From THE HILL:
Senate Minority Leader Mitch McConnell (R-Ky.) will put forth his party’s case for regaining its congressional majorities this fall during a speech Thursday in Washington.
McConnell will tell members of the Young Republican Leadership Conference that the GOP has “got its groove back” heading into November.
In his remarks, the Kentucky Republican will say his party was portrayed as broken and beaten down following the swearing-in of President Obama in 2009, but is ready to lead again in 2010.
Even though senior Senate Republicans have said their party has a slim chance of taking back the Senate, McConnell made the case for his party, saying it would reduce the size of government and rule competently.
Democrats have railed against Senate Republicans for stalling several key agenda items, such as a long-term unemployment benefits extension, and holding up several judicial nominations. Democrats also complained of GOP obstructionism during the healthcare debate, calling it the “Party of No.”
Republicans would need to win 10 Senate races in the fall, three times as many as Democrats.
With a 60-seat super-majority for almost a year and a 59-seat majority now, Democrats have been remarkably productive in passing legislation, including a sweeping reform of the nation’s healthcare system. On Thursday, the Senate is expected to pass an overhaul of the country’s financial regulatory reform apparatus.

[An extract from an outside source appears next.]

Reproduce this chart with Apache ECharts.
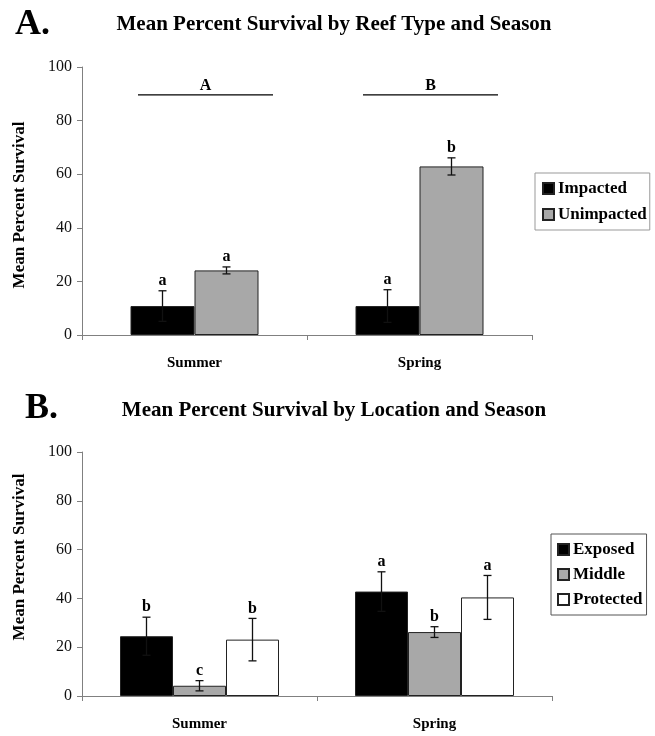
<!DOCTYPE html>
<html>
<head>
<meta charset="utf-8">
<script src="https://cdn.jsdelivr.net/npm/echarts@6/dist/echarts.min.js"></script>
<style>html,body{margin:0;padding:0;background:#fff}#c{width:655px;height:736px}</style>
</head>
<body>
<div id="c"></div>
<script>
// ---- Data ----
const seasons = ['Summer', 'Spring'];
const yTicksMax = 100;
// Panel A
const reefTypes = ['Impacted', 'Unimpacted'];
const impactedMean = [10.8, 10.8];
const impactedErr = [5.7, 6.1];
const impactedLetters = ['a', 'a'];
const unimpactedMean = [24.1, 62.9];
const unimpactedErr = [1.3, 3.2];
const unimpactedLetters = ['a', 'b'];
const seasonGroupLetters = ['A', 'B'];
const seasonGroupLevel = [89.6, 89.6];
// Panel B
const locations = ['Exposed', 'Middle', 'Protected'];
const exposedMean = [24.5, 42.8];
const exposedErr = [7.8, 8.1];
const exposedLetters = ['b', 'a'];
const middleMean = [4.2, 26.2];
const middleErr = [2.1, 2.2];
const middleLetters = ['c', 'b'];
const protectedMean = [23.1, 40.4];
const protectedErr = [8.7, 9.0];
const protectedLetters = ['b', 'a'];

// ---- Styles ----
const FONT = 'Liberation Serif';
const BW_A = 64, BW_B = 53;
const colA = ['#000000', '#a8a8a8'];
const colB = ['#000000', '#a8a8a8', '#ffffff'];

const chart = echarts.init(document.getElementById('c'), null, {renderer: 'canvas'});

function errSeries(name, grid, means, errs, letters, offset) {
  return {
    type: 'custom', name: name + '_err', xAxisIndex: grid, yAxisIndex: grid, z: 5,
    silent: true,
    data: means.map((m, i) => [i, m, errs[i], letters[i]]),
    renderItem: function (params, api) {
      const c = api.value(0), m = api.value(1), e = api.value(2);
      const top = api.coord([c, m + e]);
      const bot = api.coord([c, m - e]);
      const x = top[0] + offset;
      const cap = 4;
      return {
        type: 'group', children: [
          {type: 'line', shape: {x1: x, y1: top[1], x2: x, y2: bot[1]}, style: {stroke: '#111', lineWidth: 1.3}},
          {type: 'line', shape: {x1: x - cap, y1: top[1], x2: x + cap, y2: top[1]}, style: {stroke: '#111', lineWidth: 1.3}},
          {type: 'line', shape: {x1: x - cap, y1: bot[1], x2: x + cap, y2: bot[1]}, style: {stroke: '#111', lineWidth: 1.3}},
          {type: 'text', x: x, y: top[1] - 2, style: {text: letters[params.dataIndex], font: 'bold 16px ' + FONT, fill: '#000', align: 'center', verticalAlign: 'bottom'}}
        ]
      };
    }
  };
}

function barSeries(name, grid, data, color, bw) {
  return {
    type: 'bar', name: name, xAxisIndex: grid, yAxisIndex: grid, data: data,
    barWidth: bw, barGap: '0%', z: 2,
    itemStyle: {color: color, borderColor: '#222', borderWidth: 1}
  };
}

const axisLine = {show: true, lineStyle: {color: '#808080', width: 1}};
function yAxis(grid, pad) {
  return {
    type: 'value', gridIndex: grid, min: 0, max: yTicksMax, interval: 20,
    axisLine: axisLine, axisTick: {show: true, length: 5, lineStyle: {color: '#808080'}},
    splitLine: {show: false},
    axisLabel: {color: '#111', fontFamily: FONT, fontSize: 16, margin: 10},
    name: 'Mean Percent Survival', nameLocation: 'middle', nameGap: 54,
    nameTextStyle: {fontFamily: FONT, fontWeight: 'bold', fontSize: 17, color: '#000', padding: pad}
  };
}
function xAxis(grid) {
  return {
    type: 'category', gridIndex: grid, data: seasons,
    axisLine: axisLine, axisTick: {show: true, length: 5, lineStyle: {color: '#808080'}},
    axisLabel: {color: '#000', fontFamily: FONT, fontWeight: 'bold', fontSize: 15, margin: 21}
  };
}

const posA = -BW_A / 2, posB = BW_A / 2;

const option = {
  animation: false,
  backgroundColor: '#ffffff',
  title: [
    {text: 'A.', left: 10, top: 2, textStyle: {fontFamily: FONT, fontWeight: 'bold', fontSize: 36, color: '#000'}},
    {text: 'Mean Percent Survival by Reef Type and Season', left: 329, top: 9, textAlign: 'center',
      textStyle: {fontFamily: FONT, fontWeight: 'bold', fontSize: 21, color: '#000'}},
    {text: 'B.', left: 20, top: 386, textStyle: {fontFamily: FONT, fontWeight: 'bold', fontSize: 36, color: '#000'}},
    {text: 'Mean Percent Survival by Location and Season', left: 329, top: 395, textAlign: 'center',
      textStyle: {fontFamily: FONT, fontWeight: 'bold', fontSize: 21, color: '#000'}}
  ],
  legend: [
    {data: reefTypes, orient: 'vertical', left: 535, top: 173, itemWidth: 11, itemHeight: 11, itemGap: 9,
      padding: [7, 3, 7, 7], borderColor: '#999', borderWidth: 1, backgroundColor: '#fff', icon: 'rect',
      textStyle: {fontFamily: FONT, fontWeight: 'bold', fontSize: 17, color: '#000', padding: [0, 0, 0, -1]}},
    {data: locations, orient: 'vertical', left: 551, top: 534, itemWidth: 11, itemHeight: 11, itemGap: 8,
      padding: [7, 4, 7, 6], borderColor: '#555', borderWidth: 1, backgroundColor: '#fff', icon: 'rect',
      textStyle: {fontFamily: FONT, fontWeight: 'bold', fontSize: 17, color: '#000', padding: [0, 0, 0, -1]}}
  ],
  grid: [
    {left: 82, top: 67, width: 450, height: 268},
    {left: 82, top: 452, width: 470, height: 244}
  ],
  xAxis: [xAxis(0), xAxis(1)],
  yAxis: [yAxis(0, [0, 8, 0, 0]), yAxis(1, [0, 0, 0, 34])],
  series: [
    barSeries('Impacted', 0, impactedMean, colA[0], BW_A),
    barSeries('Unimpacted', 0, unimpactedMean, colA[1], BW_A),
    errSeries('Impacted', 0, impactedMean, impactedErr, impactedLetters, posA),
    errSeries('Unimpacted', 0, unimpactedMean, unimpactedErr, unimpactedLetters, posB),
    {
      type: 'custom', name: 'groups', xAxisIndex: 0, yAxisIndex: 0, silent: true,
      data: seasonGroupLevel.map((v, i) => [i, v]),
      renderItem: function (params, api) {
        const p = api.coord([api.value(0), api.value(1)]);
        const band = api.size([1, 0])[0];
        const hw = band * 0.3;
        return {type: 'group', children: [
          {type: 'line', shape: {x1: p[0] - hw + 11, y1: p[1], x2: p[0] + hw + 11, y2: p[1]}, style: {stroke: '#000', lineWidth: 1.3}},
          {type: 'text', x: p[0] + 11, y: p[1] - 1, style: {text: seasonGroupLetters[params.dataIndex], font: 'bold 16px ' + FONT, fill: '#000', align: 'center', verticalAlign: 'bottom'}}
        ]};
      }
    },
    barSeries('Exposed', 1, exposedMean, colB[0], BW_B),
    barSeries('Middle', 1, middleMean, colB[1], BW_B),
    barSeries('Protected', 1, protectedMean, colB[2], BW_B),
    errSeries('Exposed', 1, exposedMean, exposedErr, exposedLetters, -BW_B),
    errSeries('Middle', 1, middleMean, middleErr, middleLetters, 0),
    errSeries('Protected', 1, protectedMean, protectedErr, protectedLetters, BW_B)
  ]
};
chart.setOption(option);
</script>
</body>
</html>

But McConnell said Congress’s productiveness has not necessarily been a good thing.
“It’s not that the Democrats haven’t been busy. They’ve been busier than ever. But rather than being busy addressing the crises in front of them, they’ve all adopted Rahm Emanuel’s seven-word manifesto for governance: ‘Never let a crisis go to waste,’ ” he said. “For nearly three months, we’ve needed to fix a broken pipe at the bottom of the Gulf. And what we got instead was a proposal from the president for another plank in the far-left agenda — a radical, far-reaching scheme to impose a new national energy tax on every American.”
From Chris Cillizza at THE FIX at The Washington Post:
In a speech to a group of young Republicans today, Senate Minority Leader Mitch McConnell (Ky.) will cast the GOP as the party of change and checks and balances — a preview of the Republican message heading into the fall campaign.
With that rhetoric, McConnell is hoping to tap into the successful message employed by Massachusetts Sen. Scott Brown (R) in his stunning special election victory in January. Put simply: President Barack Obama promised change but it wasn’t the change you wanted. Republicans can bring about the right kind of change.
In that, McConnell is seeking to tap into the American public’s longstanding belief that divided government is the best solution; in the latest Washington Post/ABC poll, a majority (51 percent) said that it would be better to have Republicans in charge of Congress to “act as a check on the president and his agenda”.
McConnell is on far shakier rhetorical ground, however, when he argues that Republicans “got our groove back” by breaking out of the “Washington echo chamber” to listen to and empathize with voters.
Poll after poll suggests that voters are far from sold on the Republican brand and that the rise of GOP fortunes is directly tied to an erosion of confidence in Obama and the Democratic party not any Republican renaissance.
Again, the Post poll. Forty-three percent of those tested said that they had either a “great deal” or a “good amount” of confidence in Obama to make the right decisions for the country while 32 percent said the same of Democrats in Congress and just 26 percent said it of Republicans in Congress.
McConnell, of course, knows all of that but also knows he has to rally his party behind the idea that the American public now believes Republicans, not Democrats are the ones genuinely in touch with their hopes and concerns.
Expect to hear lots more of that sort of rhetoric coming from Republicans in the next 110 days.